As árvores foram transportadas por barco e canoa de metal – ou simplesmente amarradas de forma improvisada a uma balsa de toras mais flutuantes.
O rio também fica na Baía Antongil, e do outro lado das águas agitadas estão vilas costeiras, às margens da floresta Masoala. Muitas das famílias possuíam terras dentro do que hoje é o parque nacional e dizem ter recebido falsas promessas de pagamento pelas terras
apropriadas. Eles reverenciam a natureza – mas também sentem que são seus donos.
“Deus nos deu a floresta para tirarmos o que precisamos”, disse Francel, de 23 anos, que usa apenas um nome. “Meus ancestrais não têm raiva. Ainda há muitas árvores na floresta”.
Francel, assim como outros que carregam machados pelas montanhas, acha curioso tamanho valor atribuído ao pau-rosa.
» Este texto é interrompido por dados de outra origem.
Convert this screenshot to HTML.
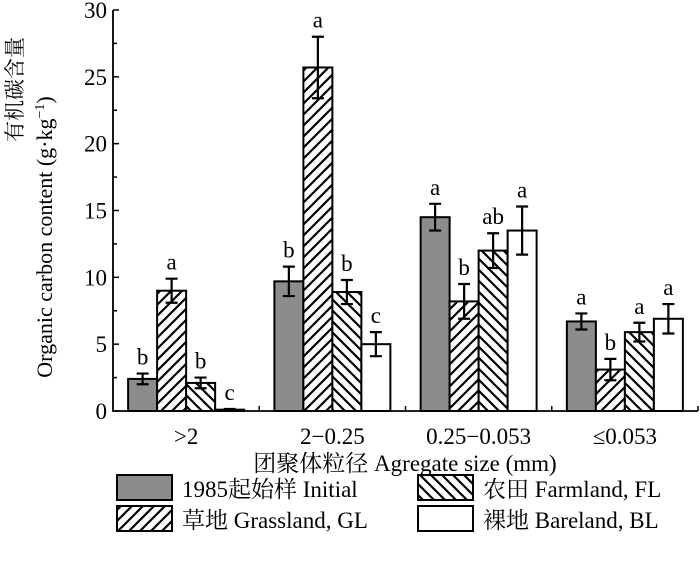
<!DOCTYPE html>
<html><head><meta charset="utf-8"><style>
body{margin:0;background:#fff;}
svg text{font-family:"Liberation Serif","Noto Serif CJK SC","Noto Sans CJK SC",serif;fill:#000;}
</style></head><body>
<svg width="700" height="563" viewBox="0 0 700 563" xmlns="http://www.w3.org/2000/svg">
<defs>
<pattern id="pGL" patternUnits="userSpaceOnUse" width="11" height="11">
<rect width="11" height="11" fill="#fff"/>
<path d="M-2,13 L13,-2 M-2,2 L2,-2 M9,13 L13,9" stroke="#000" stroke-width="2.2"/>
</pattern>
<pattern id="pFL" patternUnits="userSpaceOnUse" width="11" height="11">
<rect width="11" height="11" fill="#fff"/>
<path d="M-2,-2 L13,13 M-2,9 L2,13 M9,-2 L13,2" stroke="#000" stroke-width="2.2"/>
</pattern>
</defs>
<g id="plot"></g>
<text x="22" y="142" font-size="21" transform="rotate(-90 22 142)" text-anchor="start">有机碳含量</text>
<text x="52" y="237" font-size="22" transform="rotate(-90 52 237)" text-anchor="middle">Organic carbon content (g·kg<tspan font-size="14" dy="-8">−1</tspan><tspan dy="8">)</tspan></text>
<text x="405" y="471" font-size="23" text-anchor="middle">团聚体粒径 Agregate size (mm)</text>
<g>
<rect x="117" y="475" width="55" height="25" fill="#8c8c8c" stroke="#000" stroke-width="2"/>
<text x="182" y="497" font-size="23">1985起始样 Initial</text>
<rect x="418" y="475" width="55" height="25" fill="url(#pFL)" stroke="#000" stroke-width="2"/>
<text x="483" y="497" font-size="23">农田 Farmland, FL</text>
<rect x="117" y="506" width="55" height="25" fill="url(#pGL)" stroke="#000" stroke-width="2"/>
<text x="182" y="528" font-size="23">草地 Grassland, GL</text>
<rect x="418" y="506" width="55" height="25" fill="#fff" stroke="#000" stroke-width="2"/>
<text x="483" y="528" font-size="23">裸地 Bareland, BL</text>
</g>
</svg>
<script>
const categories = [">2","2−0.25","0.25−0.053","≤0.053"];
const seriesNames = ["initial","grassland","farmland","bareland"];
const initialVals = [2.4, 9.7, 14.5, 6.7];
const grasslandVals = [9.0, 25.7, 8.2, 3.1];
const farmlandVals = [2.1, 8.9, 12.0, 5.9];
const barelandVals = [0.1, 5.0, 13.5, 6.9];
const initialErr = [0.4, 1.1, 1.0, 0.6];
const grasslandErr = [0.9, 2.3, 1.3, 0.8];
const farmlandErr = [0.4, 0.9, 1.3, 0.7];
const barelandErr = [0.05, 0.9, 1.8, 1.1];
const initialSig = ["b","b","a","a"];
const grasslandSig = ["a","a","b","b"];
const farmlandSig = ["b","b","ab","a"];
const barelandSig = ["c","c","a","a"];
const yTicks = [0,5,10,15,20,25,30];

const NS="http://www.w3.org/2000/svg";
const g=document.getElementById('plot');
const x0=113, x1=698, y0=411, yTop=10, yMax=30;
const yS=v=>y0-(v/yMax)*(y0-yTop);
const catW=(x1-x0)/categories.length;
const barW=29;
function mk(t,a){const e=document.createElementNS(NS,t);for(const k in a)e.setAttribute(k,a[k]);g.appendChild(e);return e;}
const vals=[initialVals,grasslandVals,farmlandVals,barelandVals];
const errs=[initialErr,grasslandErr,farmlandErr,barelandErr];
const sigs=[initialSig,grasslandSig,farmlandSig,barelandSig];
const fills=["#8c8c8c","url(#pGL)","url(#pFL)","#fff"];
categories.forEach((c,i)=>{
  const cx=x0+catW*(i+0.5);
  vals.forEach((arr,s)=>{
    const bx=cx-2*barW+s*barW, v=arr[i], top=yS(v);
    const r=mk('rect',{x:bx,y:top,width:barW,height:y0-top,fill:fills[s],stroke:'#000','stroke-width':2});
    
    
    const mx=bx+barW/2, e=errs[s][i], yh=yS(v+e), yl=yS(v-e);
    const eb=mk('path',{d:`M${mx},${yh}V${yl}M${mx-6},${yh}H${mx+6}M${mx-6},${yl}H${mx+6}`,stroke:'#000','stroke-width':2.2,fill:'none'});
    
    
    const t=mk('text',{x:mx,y:yh-9,'font-size':23,'text-anchor':'middle'});
    t.textContent=sigs[s][i];
    
    
  });
  const tl=mk('text',{x:cx,y:444,'font-size':23,'text-anchor':'middle'});
  tl.textContent=c;
  
  
  const tk=mk('line',{x1:x0+catW*(i+1),x2:x0+catW*(i+1),y1:y0,y2:y0-5,stroke:'#000','stroke-width':1.5});
  
  
});
const ax=mk('path',{d:`M${x0},${yTop}V${y0}H${x1}`,stroke:'#000','stroke-width':1.8,fill:'none'});


yTicks.forEach((v,i)=>{
  const y=yS(v);
  const tk=mk('line',{x1:x0,x2:x0+6,y1:y,y2:y,stroke:'#000','stroke-width':1.5});
  
  
  if(i<yTicks.length-1){const m=yS(v+2.5);
    const mt=mk('line',{x1:x0,x2:x0+4,y1:m,y2:m,stroke:'#000','stroke-width':1.5});
    
    }
  const t=mk('text',{x:x0-6,y:y+8,'font-size':23,'text-anchor':'end'});
  t.textContent=v;
  
  
});
</script>
</body></html>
Afinal, outras árvores dão alimentos – papaia, coco, jaca.
Porém, foram derrubadas tantas árvores de pau-rosa que a extração da madeira fica mais difícil a cada dia, dizem os moradores das vilas.
Agora pode levar dois ou três dias para encontrar um pau-rosa, até mesmo para homens que percorrem a floresta desde pequenos. Eles sabem como abrir trilhas com facões e quais plantas possuem propriedades
anti-sépticas.
Para as excursões em busca do pau-rosa, os homens carregam arroz e utensílios para cozinhar. Quando podem, eles saboreiam suas refeições com carne – enguias de nascentes de rios, morcegos de frutas pegos com redes, até mesmo espécies altamente ameaçadas de lêmures que saltam as árvores.
Arrastar as toras é um trabalho cansativo. Os homens puxam as cordas de náilon, descansam, depois puxam novamente.
“As pedras no caminho podem prejudicar a madeira, e devemos ter cuidado para não deixar as toras escorregarem pelo vale”, disse Thomas Kiloka, 55 anos, que trabalha junto aos madeireiros como carregador.
Ele reconheceu que derrubar o pau-rosa era ilegal, mas acredita que é melhor um homem pobre derrubar uma árvore da floresta do que roubar da casa de outra pessoa. Além disso, havia poucas chances de ser pego em flagrante. “A floresta é grande”, disse o carregador.